» Provided data:
• • • • •

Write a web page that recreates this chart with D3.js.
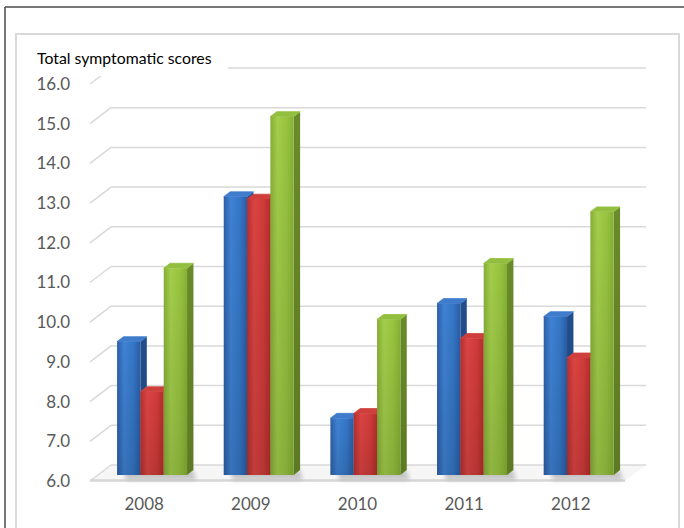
<!DOCTYPE html>
<html>
<head>
<meta charset="utf-8">
<script src="https://cdn.jsdelivr.net/npm/d3@7"></script>
<style>
  html, body { margin: 0; padding: 0; background: #fff; }
  svg { display: block; }
</style>
</head>
<body>
<svg id="chart" width="684" height="528"></svg>
<script>
// Years on the category axis
const years = ["2008", "2009", "2010", "2011", "2012"];
// Series values (total symptomatic scores)
const seriesNames = ["blue", "red", "green"];
const blueValues  = [9.36, 13.01, 7.43, 10.32, 9.99];
const redValues   = [8.10, 12.95, 7.55, 9.44, 8.95];
const greenValues = [11.21, 15.03, 9.92, 11.33, 12.63];
// Value-axis ticks
const yTicks = [6, 7, 8, 9, 10, 11, 12, 13, 14, 15, 16];
const yTitle = "Total symptomatic scores";

const seriesValues = [blueValues, redValues, greenValues];

const svg = d3.select("#chart");
const defs = svg.append("defs");

// Oblique projection: depth d in [0,1] shifts right and up
const DX = 21, DY = 16;
const x = d3.scaleBand().domain(years).range([90, 625]).paddingInner(0.344).paddingOuter(0.18);
const xs = d3.scaleBand().domain(seriesNames).range([0, x.bandwidth()]);
const y = d3.scaleLinear().domain([6, 16]).range([481, 84]);
const proj = (px, v, d) => [px + DX * d, y(v) - DY * d];
const pts = arr => arr.map(p => p.join(",")).join(" ");

// Face colours per series
const palette = {
  blue:  { front: ["#2c5fa8", "#3f82d3", "#3476c6", "#2a5ca3"], side: ["#234d8c", "#1d427a"], top: "#3f7ccb" },
  red:   { front: ["#b52f2e", "#da4442", "#cf3b39", "#b12d2c"], side: ["#8f2523", "#7e1f1e"], top: "#cf403d" },
  green: { front: ["#86ad36", "#a3cd4b", "#97c33f", "#86b034"], side: ["#6a8b29", "#5c7a22"], top: "#93bf40" }
};
seriesNames.forEach(s => {
  const c = palette[s];
  const g = defs.append("linearGradient").attr("id", "front-" + s).attr("x1", 0).attr("x2", 1).attr("y1", 0).attr("y2", 0);
  [[0, c.front[0]], [0.3, c.front[1]], [0.7, c.front[2]], [1, c.front[3]]].forEach(([o, col]) =>
    g.append("stop").attr("offset", o).attr("stop-color", col));
  const gs = defs.append("linearGradient").attr("id", "side-" + s).attr("x1", 0).attr("x2", 0).attr("y1", 0).attr("y2", 1);
  gs.append("stop").attr("offset", 0).attr("stop-color", c.side[0]);
  gs.append("stop").attr("offset", 1).attr("stop-color", c.side[1]);
});
// Subtle darkening toward the bottom of each front face
const shade = defs.append("linearGradient").attr("id", "vshade").attr("x1", 0).attr("x2", 0).attr("y1", 0).attr("y2", 1);
shade.append("stop").attr("offset", 0).attr("stop-color", "#000").attr("stop-opacity", 0);
shade.append("stop").attr("offset", 1).attr("stop-color", "#000").attr("stop-opacity", 0.12);

const blur = defs.append("filter").attr("id", "soft").attr("x", "-50%").attr("y", "-50%").attr("width", "200%").attr("height", "200%");
blur.append("feGaussianBlur").attr("stdDeviation", 2.2);

// Frames
svg.append("line").attr("x1", 5).attr("y1", 7).attr("x2", 684).attr("y2", 7).attr("stroke", "#4a4a4a").attr("stroke-width", 1.5);
svg.append("line").attr("x1", 5).attr("y1", 7).attr("x2", 5).attr("y2", 528).attr("stroke", "#4a4a4a").attr("stroke-width", 1.5);
svg.append("rect").attr("x", 16).attr("y", 34).attr("width", 663).attr("height", 520)
  .attr("fill", "none").attr("stroke", "#d9d9d9").attr("stroke-width", 2);

const [xL, xR] = x.range();

// Floor
svg.append("polygon")
  .attr("points", pts([proj(xL, 6, 0), proj(xR, 6, 0), proj(xR, 6, 1), proj(xL, 6, 1)]))
  .attr("fill", "#f6f6f6");

// Back-wall gridlines and side-wall diagonals
const grid = svg.append("g");
yTicks.forEach(t => {
  grid.append("line")
    .attr("x1", proj(xL, t, 1)[0]).attr("y1", proj(xL, t, 1)[1])
    .attr("x2", proj(xR, t, 1)[0]).attr("y2", proj(xR, t, 1)[1])
    .attr("stroke", "#d9d9d9").attr("stroke-width", 1.5);
  grid.append("line")
    .attr("x1", proj(xL, t, 0)[0]).attr("y1", proj(xL, t, 0)[1])
    .attr("x2", proj(xL, t, 1)[0]).attr("y2", proj(xL, t, 1)[1])
    .attr("stroke", "#d9d9d9").attr("stroke-width", 1.5);
});

// Floor front edge
svg.append("line")
  .attr("x1", xL).attr("y1", y(6) - 0.5).attr("x2", xR).attr("y2", y(6) - 0.5)
  .attr("stroke", "#d6d6d6").attr("stroke-width", 2.5);

// Bars sit between these depths
const d0 = 0.375, d1 = 0.68;

// Soft shadows on the floor
const shadows = svg.append("g").attr("filter", "url(#soft)");
years.forEach(yr => {
  const gx0 = x(yr), gx1 = x(yr) + x.bandwidth();
  shadows.append("polygon")
    .attr("points", pts([proj(gx0, 6, d1), proj(gx1, 6, d1), proj(gx1 + 16, 6, 0.05), proj(gx0 + 16, 6, 0.05)]))
    .attr("fill", "#b5b5b5").attr("opacity", 0.75);
});

// Bars
const bars = svg.append("g");
years.forEach((yr, i) => {
  seriesNames.forEach((s, k) => {
    const v = seriesValues[k][i];
    const bx0 = x(yr) + xs(s), bx1 = bx0 + xs.bandwidth();
    const g = bars.append("g");
    g.append("polygon")
      .attr("points", pts([proj(bx1, 6, d0), proj(bx1, 6, d1), proj(bx1, v, d1), proj(bx1, v, d0)]))
      .attr("fill", `url(#side-${s})`);
    g.append("polygon")
      .attr("points", pts([proj(bx0, v, d0), proj(bx1, v, d0), proj(bx1, v, d1), proj(bx0, v, d1)]))
      .attr("fill", palette[s].top).attr("stroke", palette[s].top).attr("stroke-width", 0.8).attr("stroke-linejoin", "round");
    const front = [proj(bx0, 6, d0), proj(bx1, 6, d0), proj(bx1, v, d0), proj(bx0, v, d0)];
    g.append("polygon").attr("points", pts(front)).attr("fill", `url(#front-${s})`);
    g.append("polygon").attr("points", pts(front)).attr("fill", "url(#vshade)");
  });
});

// Value-axis labels
const labelFont = "Lato, 'Open Sans', sans-serif";
svg.append("g").selectAll("text").data(yTicks).join("text")
  .attr("x", 70).attr("y", d => y(d)).attr("dy", "0.35em")
  .attr("text-anchor", "end")
  .attr("font-family", labelFont).attr("font-size", 17).attr("fill", "#595959")
  .text(d => d3.format(".1f")(d));

// Category labels
svg.append("g").selectAll("text").data(years).join("text")
  .attr("x", d => x(d) + x.bandwidth() / 2).attr("y", 510)
  .attr("text-anchor", "middle")
  .attr("font-family", labelFont).attr("font-size", 17).attr("fill", "#595959")
  .text(d => d);

// Axis title on a white plate
svg.append("rect").attr("x", 28).attr("y", 44).attr("width", 200).attr("height", 32).attr("fill", "#fff");
svg.append("text").attr("x", 37).attr("y", 63.5)
  .attr("font-family", labelFont).attr("font-size", 15.8).attr("fill", "#000")
  .text(yTitle);
</script>
</body>
</html>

• • • • •

» Goal: Return only the lines from the start of the data through the line that contains "const pts = arr", please, copying them exactly and omitting all pictures.

» Result of the exercise:
Write a web page that recreates this chart with D3.js.
<!DOCTYPE html>
<html>
<head>
<meta charset="utf-8">
<script src="https://cdn.jsdelivr.net/npm/d3@7"></script>
<style>
  html, body { margin: 0; padding: 0; background: #fff; }
  svg { display: block; }
</style>
</head>
<body>
<svg id="chart" width="684" height="528"></svg>
<script>
// Years on the category axis
const years = ["2008", "2009", "2010", "2011", "2012"];
// Series values (total symptomatic scores)
const seriesNames = ["blue", "red", "green"];
const blueValues  = [9.36, 13.01, 7.43, 10.32, 9.99];
const redValues   = [8.10, 12.95, 7.55, 9.44, 8.95];
const greenValues = [11.21, 15.03, 9.92, 11.33, 12.63];
// Value-axis ticks
const yTicks = [6, 7, 8, 9, 10, 11, 12, 13, 14, 15, 16];
const yTitle = "Total symptomatic scores";

const seriesValues = [blueValues, redValues, greenValues];

const svg = d3.select("#chart");
const defs = svg.append("defs");

// Oblique projection: depth d in [0,1] shifts right and up
const DX = 21, DY = 16;
const x = d3.scaleBand().domain(years).range([90, 625]).paddingInner(0.344).paddingOuter(0.18);
const xs = d3.scaleBand().domain(seriesNames).range([0, x.bandwidth()]);
const y = d3.scaleLinear().domain([6, 16]).range([481, 84]);
const proj = (px, v, d) => [px + DX * d, y(v) - DY * d];
const pts = arr => arr.map(p => p.join(",")).join(" ");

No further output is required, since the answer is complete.